Sobre o Futforum, de Fortaleza, faço questão de mencionar dois ótimos painéis: o que debateu o futebol feminino, hoje fortemente apoiado pela Federação Cearense de Futebol, e o comandado pelo presidente do Sindicato dos Atletas de Futebol do Estado do Ceará (SAFECE), o ex-jogador Marcos Gaúcho, cujo tema foi “A Vida Depois da Bola”. Este mostrou, pela perspectiva de ex-atletas, como as novas gerações devem se preparar para o final de suas carreiras – com ênfase às dificuldades e barreiras que eventualmente podem acompanhar a aposentadoria.
Outro ponto alto do evento foi o envolvimento de jogadores e ex-jogadores – que, segundo a organização, compunham mais de 30% da plateia. Mérito do próprio SAFECE, que estimula e financia a participação do pessoal em cursos e eventos.
Destaco, ainda, as presenças dos presidentes e dirigentes dos três clubes mais tradicionais da capital cearense – algo que não se vê com frequência mesmo nos eventos promovidos em São Paulo e Rio -, e de um bom número de jornalistas, representantes das principais emissoras de rádio e TV da cidade.
Mas, se por um lado fiquei muito feliz por ver como o futebol nordestino está trabalhando forte para reduzir as distâncias em relação a outros centros do País por meio da qualificação e do intercâmbio de conhecimento – algo que, na minha opinião, coloca a região como referência no Brasil na atualidade -, por outro fiquei convicto de que a minha região Sul – e, em especial, o Estado do Rio Grande, casa de dois clubes campeões mundiais – vive tristes tempos de letargia no que concerne a avanços na gestão do esporte mais popular do planeta.

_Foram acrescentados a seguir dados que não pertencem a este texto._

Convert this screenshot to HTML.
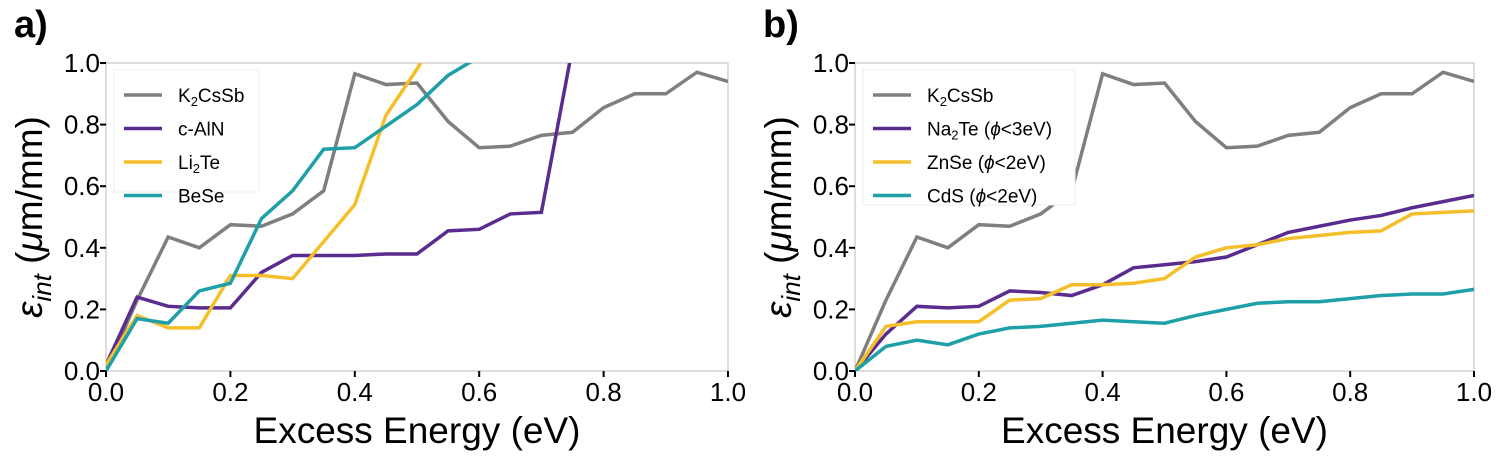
<!DOCTYPE html>
<html><head><meta charset="utf-8"><style>
body{margin:0;background:#fff;}
svg text{font-family:"Liberation Sans",sans-serif;}
</style></head><body>
<svg id="s" width="1500" height="458" xmlns="http://www.w3.org/2000/svg"></svg>
<script>
const xs=[0,0.05,0.1,0.15,0.2,0.25,0.3,0.35,0.4,0.45,0.5,0.55,0.6,0.65,0.7,0.75,0.8,0.85,0.9,0.95,1.0];
const k2cssb=[0,0.23,0.435,0.40,0.475,0.47,0.51,0.585,0.965,0.93,0.935,0.81,0.725,0.73,0.765,0.775,0.855,0.90,0.90,0.97,0.94];
const calN=[0.02,0.24,0.21,0.205,0.205,0.32,0.375,0.375,0.375,0.38,0.38,0.455,0.46,0.51,0.515,1.05];
const li2te=[0.02,0.18,0.14,0.14,0.31,0.31,0.30,0.42,0.54,0.83,0.98,1.15];
const bese=[0,0.17,0.155,0.26,0.285,0.495,0.585,0.72,0.725,0.795,0.865,0.96,1.02];
const na2te=[0,0.12,0.21,0.205,0.21,0.26,0.255,0.245,0.28,0.335,0.345,0.355,0.37,0.41,0.45,0.47,0.49,0.505,0.53,0.55,0.57];
const znse=[0,0.145,0.16,0.16,0.16,0.23,0.235,0.28,0.28,0.285,0.30,0.37,0.40,0.41,0.43,0.44,0.45,0.455,0.51,0.515,0.52];
const cds=[0,0.08,0.10,0.085,0.12,0.14,0.145,0.155,0.165,0.16,0.155,0.18,0.20,0.22,0.225,0.225,0.235,0.245,0.25,0.25,0.265];
const ticks=[0,0.2,0.4,0.6,0.8,1.0];
const tickLabels=["0.0","0.2","0.4","0.6","0.8","1.0"];
const C={gray:"#7f7f7f",purple:"#5b2c8f",yellow:"#f4bf2a",teal:"#1fa0a8"};
const svg=document.getElementById('s');
const NS="http://www.w3.org/2000/svg";
function el(t,a,p){const e=document.createElementNS(NS,t);for(const k in a)e.setAttribute(k,a[k]);(p||svg).appendChild(e);return e;}
function panel(id,x0,x1,letter,series,legend){
  const y0=371,y1=63;
  const sx=v=>x0+(x1-x0)*v, sy=v=>y0-(y0-y1)*v;
  const g=el('g',{});
  
  
  const cp=el('clipPath',{id:'cp'+id},g);
  el('rect',{x:x0,y:y1,width:x1-x0,height:y0-y1},cp);
  const fr=el('rect',{x:x0,y:y1,width:x1-x0,height:y0-y1,fill:'none',stroke:'#bbb','stroke-width':1},g);
  
  
  ticks.forEach((t,i)=>{
    el('line',{x1:x0-6,x2:x0,y1:sy(t),y2:sy(t),stroke:'#000','stroke-width':2},g);
    const ty=el('text',{x:x0-6,y:sy(t)+9,'text-anchor':'end','font-size':26},g);ty.textContent=tickLabels[i];
    
    
    el('line',{x1:sx(t),x2:sx(t),y1:y0,y2:y0+6,stroke:'#000','stroke-width':2},g);
    const tx=el('text',{x:sx(t),y:y0+30,'text-anchor':'middle','font-size':26},g);tx.textContent=tickLabels[i];
    
    
  });
  series.forEach(s=>{
    const pts=s.v.map((v,i)=>sx(xs[i])+','+sy(v)).join(' ');
    const pl=el('polyline',{points:pts,fill:'none',stroke:s.c,'stroke-width':3.5,'clip-path':'url(#cp'+id+')'},g);
    
    
  });
  const lg=el('g',{},g);
  
  
  el('rect',{x:x0+8,y:70,width:legend.w,height:legend.h,fill:'#fff',stroke:'#eee'},lg);
  series.forEach((s,i)=>{
    const yy=95+i*33.5;
    el('line',{x1:x0+18,x2:x0+56,y1:yy,y2:yy,stroke:s.c,'stroke-width':3.5},lg);
    const t=el('text',{x:x0+72,y:yy+7,'font-size':19},lg);t.innerHTML=s.label;
    
    
  });
  const xl=el('text',{x:(x0+x1)/2,y:443,'text-anchor':'middle','font-size':37},g);xl.textContent='Excess Energy (eV)';
  
  
  const yl=el('text',{transform:`translate(${x0-64},${(y0+y1)/2}) rotate(-90)`,'text-anchor':'middle','font-size':37},g);
  yl.innerHTML='<tspan font-style="italic">ε</tspan><tspan font-style="italic" font-size="26" dy="9">int</tspan><tspan dy="-9"> (</tspan><tspan font-style="italic">μ</tspan><tspan>m/mm)</tspan>';
  
  
  const pl=el('text',{x:x0-92,y:37,'font-size':38,'font-weight':'bold'},g);pl.textContent=letter;
  
  
}
const sub=s=>`<tspan font-size="13" dy="4">${s}</tspan><tspan dy="-4">`;
panel('a',106,728,'a)',[
 {n:'k2cssb',v:k2cssb,c:C.gray,label:'K'+sub('2')+'CsSb</tspan>'},
 {n:'c-aln',v:calN,c:C.purple,label:'c-AlN'},
 {n:'li2te',v:li2te,c:C.yellow,label:'Li'+sub('2')+'Te</tspan>'},
 {n:'bese',v:bese,c:C.teal,label:'BeSe'}],{w:145,h:122});
panel('b',855,1474,'b)',[
 {n:'k2cssb',v:k2cssb,c:C.gray,label:'K'+sub('2')+'CsSb</tspan>'},
 {n:'na2te',v:na2te,c:C.purple,label:'Na'+sub('2')+'Te (<tspan font-style="italic">ϕ</tspan>&lt;3eV)</tspan>'},
 {n:'znse',v:znse,c:C.yellow,label:'ZnSe (<tspan font-style="italic">ϕ</tspan>&lt;2eV)'},
 {n:'cds',v:cds,c:C.teal,label:'CdS (<tspan font-style="italic">ϕ</tspan>&lt;2eV)'}],{w:212,h:135});
</script>
</body></html>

Que os bons exemplos trazidos pelo Nordeste possam inspirar uma guinada nessa realidade e tenham potencial para estimular outras articulações do gênero em todo o território brasileiro – e não apenas aqui no quintal de casa, naturalmente! Quem sabe assim as novas gerações de gestores do futebol não terão o desprazer de vivenciar outros tempos de amadorismo e obscurantismo administrativo como aqueles que enfrentei duas décadas atrás.
Um viva aos amigos, colegas e profissionais do futebol nordestino!